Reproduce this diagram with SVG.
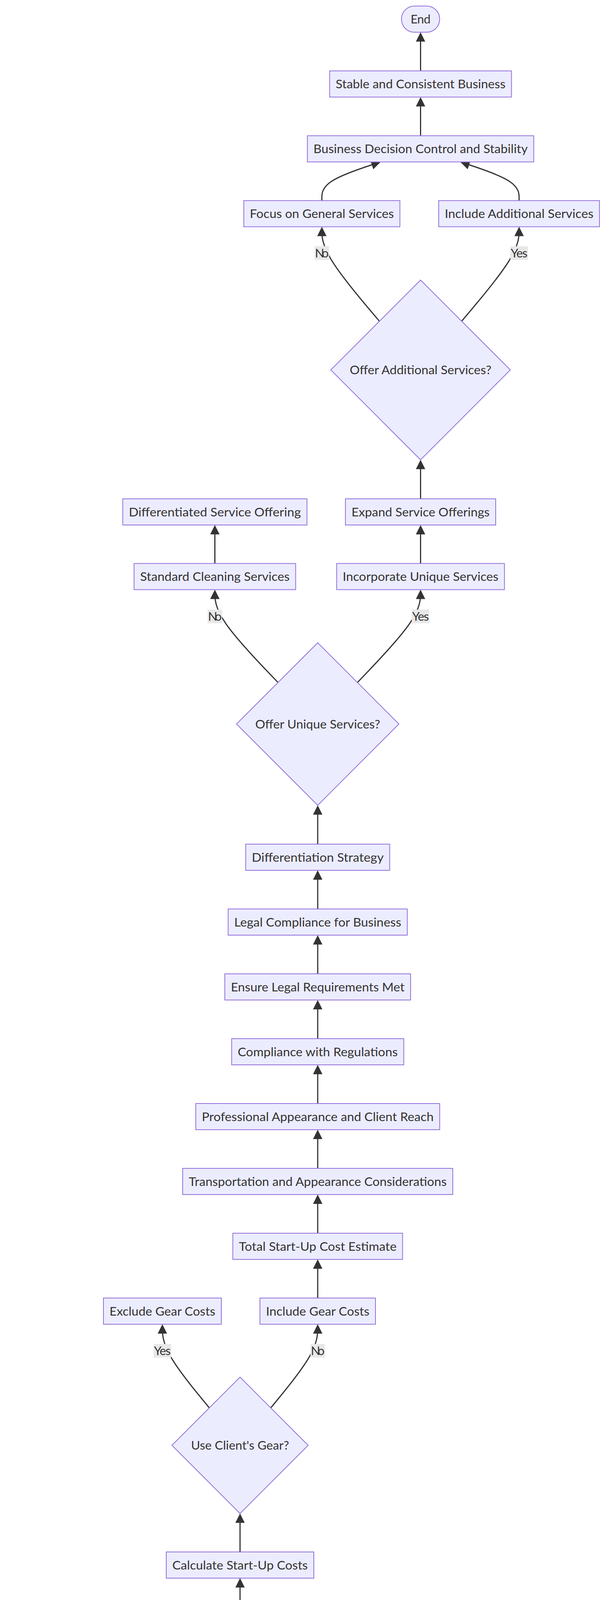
<svg xmlns="http://www.w3.org/2000/svg" width="1568" height="6454" viewBox="0 0 1568 6454">
<style>
.n{fill:#ECECFF;stroke:#9370DB;stroke-width:2}
.t{font-family:"Trebuchet MS",Lato,"Liberation Sans",sans-serif;font-size:31px;fill:#333333;text-anchor:middle}
.e{fill:none;stroke:#333333;stroke-width:3;marker-end:url(#arrow)}
.lb{fill:#e8e8e8}
</style>
<defs>
<marker id="arrow" viewBox="0 0 10 10" refX="7.5" refY="5" markerUnits="userSpaceOnUse" markerWidth="24" markerHeight="24" orient="auto">
<path d="M0,0 L10,5 L0,10 z" fill="#333333"/>
</marker>
</defs>
<rect x="0" y="0" width="1568" height="6454" fill="#ffffff"/>

<g id="connectors">
<path class="e" d="M1077.5,181.5 V88.5"/>
<path class="e" d="M1077.5,347.5 V254.5"/>
<path class="e" d="M824.6,513.5 L824.6,505.3 C824.6,497.1 824.6,480.5 849.7,464 C874.9,447.5 925.1,431 950.3,422.75 L969.7,416.4"/>
<path class="e" d="M1330,513.5 L1330,505.3 C1330,497.1 1330,480.5 1304.9,464 C1279.7,447.5 1229.5,431 1204.3,422.75 L1184.9,416.4"/>
<path class="e" d="M972.1,822.4 L947.5,793.3 C922.9,764.2 873.8,706 849.2,665.7 C824.6,625.3 824.6,602.9 824.6,591.6 L824.6,586.5"/>
<path class="e" d="M1182.8,822.3 L1207.3,793.2 C1231.9,764.1 1280.9,706 1305.5,665.6 C1330,625.3 1330,602.8 1330,591.5 L1330,586.5"/>
<path class="e" d="M1077.5,1277 V1183"/>
<path class="e" d="M1077.5,1442.5 V1350"/>
<path class="e" d="M550.5,1442.5 V1350"/>
<path class="e" d="M712.3,1747.2 L685.3,1719 C658.4,1690.8 604.4,1634.4 577.5,1594.8 C550.5,1555.1 550.5,1532.2 550.5,1520.75 L550.5,1515.5"/>
<path class="e" d="M915.7,1747.2 L942.7,1719 C969.6,1690.8 1023.6,1634.4 1050.5,1594.8 C1077.5,1555.1 1077.5,1532.2 1077.5,1520.75 L1077.5,1515.5"/>
<path class="e" d="M814,2161 V2067.5"/>
<path class="e" d="M814,2327 V2234"/>
<path class="e" d="M814,2493 V2400"/>
<path class="e" d="M814,2659 V2566"/>
<path class="e" d="M814,2825 V2732"/>
<path class="e" d="M814,2991 V2898"/>
<path class="e" d="M814,3157 V3064"/>
<path class="e" d="M814,3323 V3230"/>
<path class="e" d="M536.3,3604.2 L516.3,3579.8 C496.2,3555.5 456.1,3506.7 436.1,3471 C416,3435.3 416,3412.5 416,3401.2 L416,3396"/>
<path class="e" d="M693.7,3604.2 L713.8,3579.8 C733.8,3555.5 773.9,3506.7 794,3471 C814,3435.3 814,3412.5 814,3401.2 L814,3396"/>
<path class="e" d="M615,3973 V3880.5"/>
<path class="e" d="M615,4139.5 V4046"/>
<path class="e" d="M615,4305.5 V4212.5"/>
<path class="e" d="M615,4472 V4378.5"/>
<path class="e" d="M306.6,4758.9 L283.4,4733.5 C260.2,4708.1 213.9,4657.3 190.7,4620.6 C167.5,4583.9 167.5,4561.4 167.5,4550.1 L167.5,4545"/>
<path class="e" d="M475.6,4758.9 L498.8,4733.5 C522.1,4708.1 568.5,4657.3 591.8,4620.6 C615,4583.9 615,4561.4 615,4550.1 L615,4545"/>
<path class="e" d="M391,5127.5 V5034.5"/>
<path class="e" d="M391,5293.5 V5200.5"/>
<path class="e" d="M495.8,5599.2 L478.3,5570.7 C460.9,5542.1 425.9,5485.1 408.5,5445.3 C391,5405.4 391,5382.9 391,5371.6 L391,5366.5"/>
<path class="e" d="M702.2,5599.2 L719.7,5570.7 C737.1,5542.1 772.1,5485.1 789.5,5445.3 C807,5405.4 807,5382.9 807,5371.6 L807,5366.5"/>
<path class="e" d="M599,6139 V6046"/>
<path class="e" d="M599,6305 V6212"/>
</g>

<g id="edge-labels">
<rect class="lb" x="806.1" y="630.3" width="37" height="35"/><text class="t" x="824.6" y="658.8" textLength="35">No</text>
<rect class="lb" x="1307.5" y="630.3" width="45" height="35"/><text class="t" x="1330" y="658.8" textLength="43">Yes</text>
<rect class="lb" x="532" y="1560.5" width="37" height="35"/><text class="t" x="550.5" y="1589" textLength="35">No</text>
<rect class="lb" x="1055" y="1560.5" width="45" height="35"/><text class="t" x="1077.5" y="1589" textLength="43">Yes</text>
<rect class="lb" x="393.5" y="3440.5" width="45" height="35"/><text class="t" x="416" y="3469" textLength="43">Yes</text>
<rect class="lb" x="795.5" y="3440.5" width="37" height="35"/><text class="t" x="814" y="3469" textLength="35">No</text>
<rect class="lb" x="145" y="4589" width="45" height="35"/><text class="t" x="167.5" y="4617.5" textLength="43">Yes</text>
<rect class="lb" x="596.5" y="4589" width="37" height="35"/><text class="t" x="615" y="4617.5" textLength="35">No</text>
<rect class="lb" x="368.5" y="5410.5" width="45" height="35"/><text class="t" x="391" y="5439" textLength="43">Yes</text>
<rect class="lb" x="788.5" y="5410.5" width="37" height="35"/><text class="t" x="807" y="5439" textLength="35">No</text>
</g>

<g id="end-top"><rect class="n" x="1028.5" y="15.5" width="98" height="67" rx="33.5" ry="33.5"/><text class="t" x="1077.5" y="60" textLength="51">End</text></g>
<g id="stable-business"><rect class="n" x="844.5" y="181.5" width="466" height="67"/><text class="t" x="1077.5" y="226" textLength="435" lengthAdjust="spacingAndGlyphs">Stable and Consistent Business</text></g>
<g id="business-decision"><rect class="n" x="787.5" y="347.5" width="580" height="67"/><text class="t" x="1077.5" y="392" textLength="549" lengthAdjust="spacingAndGlyphs">Business Decision Control and Stability</text></g>
<g id="focus-general"><rect class="n" x="624.6" y="513.5" width="400" height="67"/><text class="t" x="824.6" y="558" textLength="369" lengthAdjust="spacingAndGlyphs">Focus on General Services</text></g>
<g id="include-additional"><rect class="n" x="1124" y="513.5" width="412" height="67"/><text class="t" x="1330" y="558" textLength="381" lengthAdjust="spacingAndGlyphs">Include Additional Services</text></g>
<g id="offer-additional"><polygon class="n" points="1077.5,717 1307.5,947 1077.5,1177 847.5,947"/><text class="t" x="1077.5" y="958" textLength="363" lengthAdjust="spacingAndGlyphs">Offer Additional Services?</text></g>
<g id="expand-offerings"><rect class="n" x="885" y="1277" width="385" height="67"/><text class="t" x="1077.5" y="1321.5" textLength="354" lengthAdjust="spacingAndGlyphs">Expand Service Offerings</text></g>
<g id="differentiated-offering"><rect class="n" x="314.5" y="1277" width="472" height="67"/><text class="t" x="550.5" y="1321.5" textLength="441" lengthAdjust="spacingAndGlyphs">Differentiated Service Offering</text></g>
<g id="incorporate-unique"><rect class="n" x="862.5" y="1442.5" width="430" height="67"/><text class="t" x="1077.5" y="1487" textLength="399" lengthAdjust="spacingAndGlyphs">Incorporate Unique Services</text></g>
<g id="standard-cleaning"><rect class="n" x="343.5" y="1442.5" width="414" height="67"/><text class="t" x="550.5" y="1487" textLength="383" lengthAdjust="spacingAndGlyphs">Standard Cleaning Services</text></g>
<g id="offer-unique"><polygon class="n" points="814,1645.5 1022,1853.5 814,2061.5 606,1853.5"/><text class="t" x="814" y="1864.5" textLength="320" lengthAdjust="spacingAndGlyphs">Offer Unique Services?</text></g>
<g id="differentiation-strategy"><rect class="n" x="629.5" y="2161" width="369" height="67"/><text class="t" x="814" y="2205.5" textLength="338" lengthAdjust="spacingAndGlyphs">Differentiation Strategy</text></g>
<g id="legal-compliance"><rect class="n" x="584.5" y="2327" width="459" height="67"/><text class="t" x="814" y="2371.5" textLength="428" lengthAdjust="spacingAndGlyphs">Legal Compliance for Business</text></g>
<g id="ensure-legal"><rect class="n" x="576" y="2493" width="476" height="67"/><text class="t" x="814" y="2537.5" textLength="445" lengthAdjust="spacingAndGlyphs">Ensure Legal Requirements Met</text></g>
<g id="compliance-regulations"><rect class="n" x="593.5" y="2659" width="441" height="67"/><text class="t" x="814" y="2703.5" textLength="410" lengthAdjust="spacingAndGlyphs">Compliance with Regulations</text></g>
<g id="professional-appearance"><rect class="n" x="501.5" y="2825" width="625" height="67"/><text class="t" x="814" y="2869.5" textLength="594" lengthAdjust="spacingAndGlyphs">Professional Appearance and Client Reach</text></g>
<g id="transportation"><rect class="n" x="468" y="2991" width="692" height="67"/><text class="t" x="814" y="3035.5" textLength="661" lengthAdjust="spacingAndGlyphs">Transportation and Appearance Considerations</text></g>
<g id="total-cost"><rect class="n" x="596.5" y="3157" width="435" height="67"/><text class="t" x="814" y="3201.5" textLength="404" lengthAdjust="spacingAndGlyphs">Total Start-Up Cost Estimate</text></g>
<g id="include-gear"><rect class="n" x="666" y="3323" width="296" height="67"/><text class="t" x="814" y="3367.5" textLength="265" lengthAdjust="spacingAndGlyphs">Include Gear Costs</text></g>
<g id="exclude-gear"><rect class="n" x="265" y="3323" width="302" height="67"/><text class="t" x="416" y="3367.5" textLength="271" lengthAdjust="spacingAndGlyphs">Exclude Gear Costs</text></g>
<g id="use-client-gear"><polygon class="n" points="615,3525.5 789.5,3700 615,3874.5 440.5,3700"/><text class="t" x="615" y="3711" textLength="251" lengthAdjust="spacingAndGlyphs">Use Client's Gear?</text></g>
<g id="calculate-costs"><rect class="n" x="426" y="3973" width="378" height="67"/><text class="t" x="615" y="4017.5" textLength="347" lengthAdjust="spacingAndGlyphs">Calculate Start-Up Costs</text></g>
<g id="reputation-asset"><rect class="n" x="462" y="4139.5" width="306" height="67"/><text class="t" x="615" y="4184" textLength="275" lengthAdjust="spacingAndGlyphs">Reputation as Asset</text></g>
<g id="establishing-reputation"><rect class="n" x="433.5" y="4305.5" width="363" height="67"/><text class="t" x="615" y="4350" textLength="332" lengthAdjust="spacingAndGlyphs">Establishing Reputation</text></g>
<g id="establish-locally"><rect class="n" x="418.5" y="4472" width="393" height="67"/><text class="t" x="615" y="4516.5" textLength="362" lengthAdjust="spacingAndGlyphs">Establish Business Locally</text></g>
<g id="look-further"><rect class="n" x="15.5" y="4472" width="304" height="67"/><text class="t" x="167.5" y="4516.5" textLength="273" lengthAdjust="spacingAndGlyphs">Look Further Afield</text></g>
<g id="market-saturated"><polygon class="n" points="391,4674.5 568,4851.5 391,5028.5 214,4851.5"/><text class="t" x="391" y="4862.5" textLength="257" lengthAdjust="spacingAndGlyphs">Market Saturated?</text></g>
<g id="market-research"><rect class="n" x="102.5" y="5127.5" width="577" height="67"/><text class="t" x="391" y="5172" textLength="546" lengthAdjust="spacingAndGlyphs">Market Research and Location Analysis</text></g>
<g id="consider-starting"><rect class="n" x="124.5" y="5293.5" width="533" height="67"/><text class="t" x="391" y="5338" textLength="502" lengthAdjust="spacingAndGlyphs">Consider Starting Cleaning Business</text></g>
<g id="end-bottom"><rect class="n" x="757.5" y="5293.5" width="99" height="67" rx="33.5" ry="33.5"/><text class="t" x="807" y="5338" textLength="51">End</text></g>
<g id="good-health"><polygon class="n" points="599,5496 871,5768 599,6040 327,5768"/><text class="t" x="599" y="5779" textLength="447" lengthAdjust="spacingAndGlyphs">Good Health and Positive View?</text></g>
<g id="assess-health"><rect class="n" x="330" y="6139" width="538" height="67"/><text class="t" x="599" y="6183.5" textLength="507" lengthAdjust="spacingAndGlyphs">Assess Personal Health and Attitude</text></g>
<g id="start"><rect class="n" x="541" y="6305" width="116" height="67" rx="33.5" ry="33.5"/><text class="t" x="599" y="6349.5" textLength="68">Start</text></g>
</svg>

________________________

# Exercise:
Go through the listing above and return every line where the word "with" occurs.

# Reply:
Reproduce this diagram with SVG.
<g id="compliance-regulations"><rect class="n" x="593.5" y="2659" width="441" height="67"/><text class="t" x="814" y="2703.5" textLength="410" lengthAdjust="spacingAndGlyphs">Compliance with Regulations</text></g>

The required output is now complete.